Individual studies are offered to those students who are highly motivated in a specific area of inquiry and who are judged responsible and capable enough to work independently. Such courses might be research oriented, but more usually are readings-oriented, allowing students to delve in greater depth into topics that interest them or which overlap or supplement other courses of the philosophy department. Students must seek permission of the instructor and department chair before enrolling. They are urged to do this in the semester prior to the one in which they hope to be enrolled. Individual study is at the discretion of the instructor, and schedules may limit such an addition. An individual study cannot duplicate a course or area being concurrently offered. Exceptions to this rule are at the discretion of the instructor and chair. Individual study is usually considered an advanced course. Required work should be viewed as on a par with a seminar or a 300- or 400-level course. The instructor and student(s) should establish and agree upon the extent and nature of the work expected. The work may take one of the following forms: several short papers, one long paper, one in-depth project, a lengthy general outline and annotated bibliography, public presentation(s), etc. An individual study can apply to the major or to the minor with permission of the department. Individual studies may be taken for either 0.25 or 0.50 credits. This decision must be agreed upon with the instructor. The student(s) and instructor will meet on a regular basis. The frequency of contact hours is to be determined by the instructor in consultation with the student. Because students must enroll for individual studies by the end of the seventh class day of each semester, they should begin discussion of the proposed individual study preferably the semester before, so that there is time to devise the proposal and seek departmental approval before the established deadline.\n

Candidates for honors work in philosophy do extensive, independent research with an adviser from the department.

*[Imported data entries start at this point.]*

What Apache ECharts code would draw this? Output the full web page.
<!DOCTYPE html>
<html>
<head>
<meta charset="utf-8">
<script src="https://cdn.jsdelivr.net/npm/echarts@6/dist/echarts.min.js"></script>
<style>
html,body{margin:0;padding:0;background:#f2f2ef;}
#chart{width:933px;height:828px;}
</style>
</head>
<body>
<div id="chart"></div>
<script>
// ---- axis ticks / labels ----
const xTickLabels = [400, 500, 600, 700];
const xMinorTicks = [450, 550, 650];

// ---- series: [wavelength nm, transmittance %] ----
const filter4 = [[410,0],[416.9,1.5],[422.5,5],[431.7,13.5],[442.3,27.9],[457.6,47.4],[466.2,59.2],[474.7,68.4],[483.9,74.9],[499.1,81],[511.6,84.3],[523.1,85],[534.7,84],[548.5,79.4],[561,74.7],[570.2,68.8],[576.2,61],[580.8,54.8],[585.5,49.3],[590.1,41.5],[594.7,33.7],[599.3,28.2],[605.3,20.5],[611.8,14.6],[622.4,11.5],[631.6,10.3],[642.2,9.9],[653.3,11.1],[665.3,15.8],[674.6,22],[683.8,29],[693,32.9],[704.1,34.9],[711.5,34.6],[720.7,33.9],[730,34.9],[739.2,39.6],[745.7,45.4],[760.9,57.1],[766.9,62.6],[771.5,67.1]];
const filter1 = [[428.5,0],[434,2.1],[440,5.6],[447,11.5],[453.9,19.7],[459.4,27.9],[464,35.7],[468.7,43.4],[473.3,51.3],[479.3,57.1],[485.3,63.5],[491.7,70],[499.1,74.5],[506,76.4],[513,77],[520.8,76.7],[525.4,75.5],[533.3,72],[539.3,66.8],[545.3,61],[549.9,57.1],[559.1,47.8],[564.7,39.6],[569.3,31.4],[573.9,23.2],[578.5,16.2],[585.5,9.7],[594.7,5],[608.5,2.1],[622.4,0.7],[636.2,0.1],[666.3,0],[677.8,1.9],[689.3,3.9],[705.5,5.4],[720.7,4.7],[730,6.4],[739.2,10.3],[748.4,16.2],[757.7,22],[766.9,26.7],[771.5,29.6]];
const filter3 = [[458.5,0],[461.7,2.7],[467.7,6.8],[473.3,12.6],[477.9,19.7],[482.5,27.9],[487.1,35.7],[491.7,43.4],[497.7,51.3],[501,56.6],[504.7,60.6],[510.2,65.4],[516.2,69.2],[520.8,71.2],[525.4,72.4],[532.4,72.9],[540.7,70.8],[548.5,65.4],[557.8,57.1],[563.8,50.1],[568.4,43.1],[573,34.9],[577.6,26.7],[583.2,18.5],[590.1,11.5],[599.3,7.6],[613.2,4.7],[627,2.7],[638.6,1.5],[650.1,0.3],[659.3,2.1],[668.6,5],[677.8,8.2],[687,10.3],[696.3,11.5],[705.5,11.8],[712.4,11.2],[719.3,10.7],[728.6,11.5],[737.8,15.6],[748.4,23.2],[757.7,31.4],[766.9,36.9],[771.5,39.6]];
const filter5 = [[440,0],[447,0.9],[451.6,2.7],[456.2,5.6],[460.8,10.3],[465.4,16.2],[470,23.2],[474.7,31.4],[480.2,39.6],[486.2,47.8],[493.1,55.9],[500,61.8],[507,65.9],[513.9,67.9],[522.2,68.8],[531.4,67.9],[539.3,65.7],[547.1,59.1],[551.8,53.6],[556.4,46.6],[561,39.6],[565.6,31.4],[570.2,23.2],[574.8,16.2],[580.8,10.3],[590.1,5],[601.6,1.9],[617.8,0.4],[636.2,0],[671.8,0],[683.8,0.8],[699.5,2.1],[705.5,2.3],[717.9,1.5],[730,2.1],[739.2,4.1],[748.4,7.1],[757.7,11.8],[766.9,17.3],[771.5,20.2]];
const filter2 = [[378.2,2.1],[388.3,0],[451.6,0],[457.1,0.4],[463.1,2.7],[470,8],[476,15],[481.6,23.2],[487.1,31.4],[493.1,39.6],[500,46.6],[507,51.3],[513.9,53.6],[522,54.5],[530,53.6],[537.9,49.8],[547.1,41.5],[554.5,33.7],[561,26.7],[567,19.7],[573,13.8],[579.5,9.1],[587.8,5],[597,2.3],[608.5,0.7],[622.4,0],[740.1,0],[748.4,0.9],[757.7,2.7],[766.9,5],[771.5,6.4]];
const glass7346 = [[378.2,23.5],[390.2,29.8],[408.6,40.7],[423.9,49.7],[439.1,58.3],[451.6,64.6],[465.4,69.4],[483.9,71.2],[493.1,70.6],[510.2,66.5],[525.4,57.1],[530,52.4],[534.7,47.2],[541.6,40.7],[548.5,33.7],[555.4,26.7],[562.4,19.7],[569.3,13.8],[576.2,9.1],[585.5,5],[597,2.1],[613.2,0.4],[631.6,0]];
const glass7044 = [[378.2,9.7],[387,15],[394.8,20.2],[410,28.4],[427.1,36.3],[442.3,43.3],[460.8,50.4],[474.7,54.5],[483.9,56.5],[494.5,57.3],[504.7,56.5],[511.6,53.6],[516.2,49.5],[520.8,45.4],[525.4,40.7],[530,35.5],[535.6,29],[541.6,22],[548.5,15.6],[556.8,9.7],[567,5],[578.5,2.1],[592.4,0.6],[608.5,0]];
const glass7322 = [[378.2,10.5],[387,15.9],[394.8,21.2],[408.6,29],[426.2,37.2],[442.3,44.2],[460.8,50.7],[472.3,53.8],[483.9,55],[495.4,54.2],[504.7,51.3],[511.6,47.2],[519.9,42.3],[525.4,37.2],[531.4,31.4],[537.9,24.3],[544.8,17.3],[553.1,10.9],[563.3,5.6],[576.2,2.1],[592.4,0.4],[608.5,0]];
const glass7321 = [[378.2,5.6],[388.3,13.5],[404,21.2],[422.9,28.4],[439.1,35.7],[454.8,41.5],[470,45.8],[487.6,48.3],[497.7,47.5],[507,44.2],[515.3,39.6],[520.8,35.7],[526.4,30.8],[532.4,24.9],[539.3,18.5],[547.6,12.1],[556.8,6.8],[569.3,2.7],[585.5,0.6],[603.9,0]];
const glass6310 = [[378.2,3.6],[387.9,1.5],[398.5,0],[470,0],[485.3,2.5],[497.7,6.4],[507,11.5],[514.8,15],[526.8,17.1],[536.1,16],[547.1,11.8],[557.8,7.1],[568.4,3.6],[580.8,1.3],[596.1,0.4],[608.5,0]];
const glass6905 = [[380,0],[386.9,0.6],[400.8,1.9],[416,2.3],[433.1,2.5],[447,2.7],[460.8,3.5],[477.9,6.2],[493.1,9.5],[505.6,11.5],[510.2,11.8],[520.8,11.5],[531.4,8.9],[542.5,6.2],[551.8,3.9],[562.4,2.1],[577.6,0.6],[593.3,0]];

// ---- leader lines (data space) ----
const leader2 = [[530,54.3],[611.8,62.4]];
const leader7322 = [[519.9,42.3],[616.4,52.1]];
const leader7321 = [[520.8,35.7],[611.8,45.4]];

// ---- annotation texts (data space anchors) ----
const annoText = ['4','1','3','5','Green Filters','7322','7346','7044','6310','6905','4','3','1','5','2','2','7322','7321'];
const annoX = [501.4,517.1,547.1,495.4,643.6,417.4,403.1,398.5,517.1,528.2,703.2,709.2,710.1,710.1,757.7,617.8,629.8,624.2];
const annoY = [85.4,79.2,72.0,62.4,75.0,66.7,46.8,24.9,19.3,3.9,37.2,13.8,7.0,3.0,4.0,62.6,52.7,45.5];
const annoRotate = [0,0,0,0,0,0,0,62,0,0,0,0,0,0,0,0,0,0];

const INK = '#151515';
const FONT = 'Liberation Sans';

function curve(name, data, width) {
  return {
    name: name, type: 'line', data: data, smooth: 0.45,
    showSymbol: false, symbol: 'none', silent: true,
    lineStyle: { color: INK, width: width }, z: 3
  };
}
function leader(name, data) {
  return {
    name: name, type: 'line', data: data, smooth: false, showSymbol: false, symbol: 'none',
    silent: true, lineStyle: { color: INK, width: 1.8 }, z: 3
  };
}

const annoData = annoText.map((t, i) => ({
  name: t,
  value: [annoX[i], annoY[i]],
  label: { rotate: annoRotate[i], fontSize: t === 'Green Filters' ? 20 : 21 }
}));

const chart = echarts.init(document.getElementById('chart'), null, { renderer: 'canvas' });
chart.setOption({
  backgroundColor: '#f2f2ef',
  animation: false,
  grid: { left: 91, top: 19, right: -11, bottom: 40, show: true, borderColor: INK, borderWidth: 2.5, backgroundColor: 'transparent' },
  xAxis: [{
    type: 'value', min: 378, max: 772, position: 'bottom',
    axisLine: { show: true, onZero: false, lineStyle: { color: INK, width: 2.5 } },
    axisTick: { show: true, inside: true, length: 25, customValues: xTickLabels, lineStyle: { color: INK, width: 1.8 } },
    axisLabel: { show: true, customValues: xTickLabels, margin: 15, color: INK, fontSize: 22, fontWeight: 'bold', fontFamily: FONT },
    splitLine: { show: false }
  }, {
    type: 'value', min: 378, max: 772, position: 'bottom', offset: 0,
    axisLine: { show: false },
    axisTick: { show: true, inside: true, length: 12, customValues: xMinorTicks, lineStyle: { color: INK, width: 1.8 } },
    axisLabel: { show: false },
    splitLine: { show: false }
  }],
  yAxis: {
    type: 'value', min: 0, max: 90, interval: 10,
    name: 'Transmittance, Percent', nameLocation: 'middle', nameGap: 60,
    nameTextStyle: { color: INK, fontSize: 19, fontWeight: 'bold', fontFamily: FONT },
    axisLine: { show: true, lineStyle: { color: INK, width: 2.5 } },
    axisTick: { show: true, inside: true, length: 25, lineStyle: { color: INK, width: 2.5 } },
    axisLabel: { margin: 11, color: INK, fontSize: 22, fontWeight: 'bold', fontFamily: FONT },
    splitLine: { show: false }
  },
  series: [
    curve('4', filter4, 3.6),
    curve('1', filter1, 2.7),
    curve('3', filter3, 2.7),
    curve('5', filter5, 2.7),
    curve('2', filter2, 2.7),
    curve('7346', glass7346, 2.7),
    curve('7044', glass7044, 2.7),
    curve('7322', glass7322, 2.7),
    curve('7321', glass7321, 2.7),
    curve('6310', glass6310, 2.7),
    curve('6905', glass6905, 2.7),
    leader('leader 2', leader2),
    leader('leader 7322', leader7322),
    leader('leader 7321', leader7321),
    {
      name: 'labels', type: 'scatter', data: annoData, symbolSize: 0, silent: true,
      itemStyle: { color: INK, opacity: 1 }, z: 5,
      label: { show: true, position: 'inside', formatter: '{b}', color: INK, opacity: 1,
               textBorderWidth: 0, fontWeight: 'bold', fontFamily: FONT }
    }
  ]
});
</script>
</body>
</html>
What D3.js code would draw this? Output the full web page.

This research culminates in a major essay (around 50 pages) that they defend to an outside examiner during the spring semester of their senior year. Honors projects take more than a year to complete, so anyone wishing to pursue honors in philosophy, must begin the process during their junior year. To pursue honors, students must submit a request during the fall of their junior year, and then submit a thesis proposal for departmental approval during the spring of their junior year. Upon departmental approval, honors candidates will register for two 0.25 unit courses to be taken during their senior year, PHIL 497 (fall) and PHIL 498 (spring). In PHIL 497, students do the substantial portion of their writing and research. In PHIL 498, students complete their research projects, and then defend their work to an outside examiner. As philosophy honors projects are very demanding, only philosophy majors with a 3.5 average in philosophy and a 3.33 overall GPA are eligible to submit proposals. Permissions of instructor and department chair required.

Prerequisite: permission of instructor and department chair.